Just to add I should have checked the archives before posting the above formula. Two good alternative methods that came up in search results were (not coincidentally by both aforementioned contributors)

https://techcommunity.microsoft.com/t5/excel/efficient-approach-to-generate-list-of-combinations-wit... 

https://techcommunity.microsoft.com/t5/excel/all-combinations-of-5-numbers-from-1-to-35/m-p/3717447/... 

Evidence that there are sufficient high quality examples available now to build general purpose libraries of lambdas.

@lori_m 

That was quite an achievement!  I am not sure that my mind is correctly wired for recursion.  I did get there but it was far from easy.

image.png

I picked out one step in your recursive calculation and, at least, it explained why the manner in which the combinations are ordered is a little unusual.

 

The other thing I noticed was that various nested calculations are performed more than once.  I suppose that goes for the recursive formula for the count of combinations as well

COMBIN(n,k) 
= COMBIN(n-1,k-1) + COMBIN(n-1,k)
= COMBIN(n-2,k-2) + COMBIN(n-2,k-1) 
                  + COMBIN(n-2,k-1) + COMBIN(n-2,k)

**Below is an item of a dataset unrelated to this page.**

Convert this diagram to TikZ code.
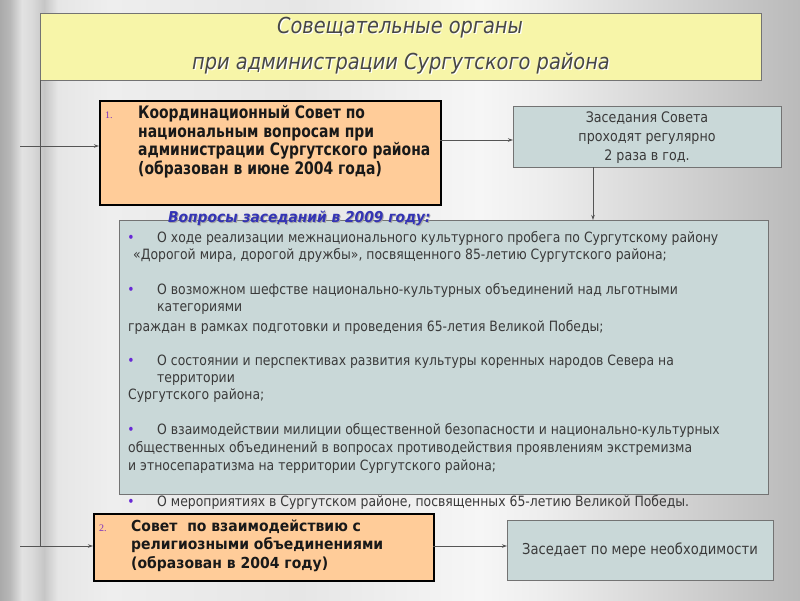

Something else that had me puzzled for a moment was the type conversion

@TAKE(arr, -1)

used to pad the expanded array.

 

@Peter Bartholomew 

I finally managed to take a look at your file attachment today and I think the BITXOR approach works well when applied to the problem of finding the minimal subsets for smaller data sets like the one in question. A couple of related thoughts occurred to me while looking through the lambda definitions...

 

1. To generate the list of possible sums one might also try:

=REDUCE(0,seats,LAMBDA(a,n,VSTACK(a,a+n))

which appears very efficient compared to MMULT [0.33s with seats=sequence(20)]. Within the LET definition, this modification returned equivalent results for me:

combinations, SEQUENCE(2^n,,0),
totalSeats, REDUCE(0,seats,LAMBDA(a,n,TOCOL(a+{0,1}*n)))

 

2. For generating the minimal subsets, I also tried recursion with a threshold condition. Binary trees appear pretty powerful and applicable to a wide range of problems - but as you suggest the main issue is trying to keep a clear head!

 

Screenshot 2024-04-21 203910.png

@lori_m 

Thanks for the reply, I will study it.

 

Meanwhile, to place the ball back in your court, I have been working up an alternative approach to the generation of all combinations of m objects from n.  

 

I loved the elegance bisection formula and the way sets were combined.  What troubled me was the duplication that was appearing.  In 'normal' family trees there are 4 second generation ancestors and 8 third generation; in this case the numbers are 3 and 4 respectively with ancestors in common on both branches of the tree.  This implies that  some calculations are performed multiple times.

 

What I tried instead was to SCAN one side of Pascal's triangle and use the thunked results to initialise reduction steps on the other diagonal.   The dimensions of the scanned region are m x (n-m)

image.png

image.png

 

I think I started out converting the function calls to @Craig Hatmaker 's 5g functions but I have yest to reach the end of that process!  I was happy to put the effort into the main program segments but wondered how far to go down the functional decomposition.  I remember Craig's Central Error Reporting for VBA the entire calling tree was documented and would be returnable to assist the developer whilst being suppressed for an end user with no access to the code.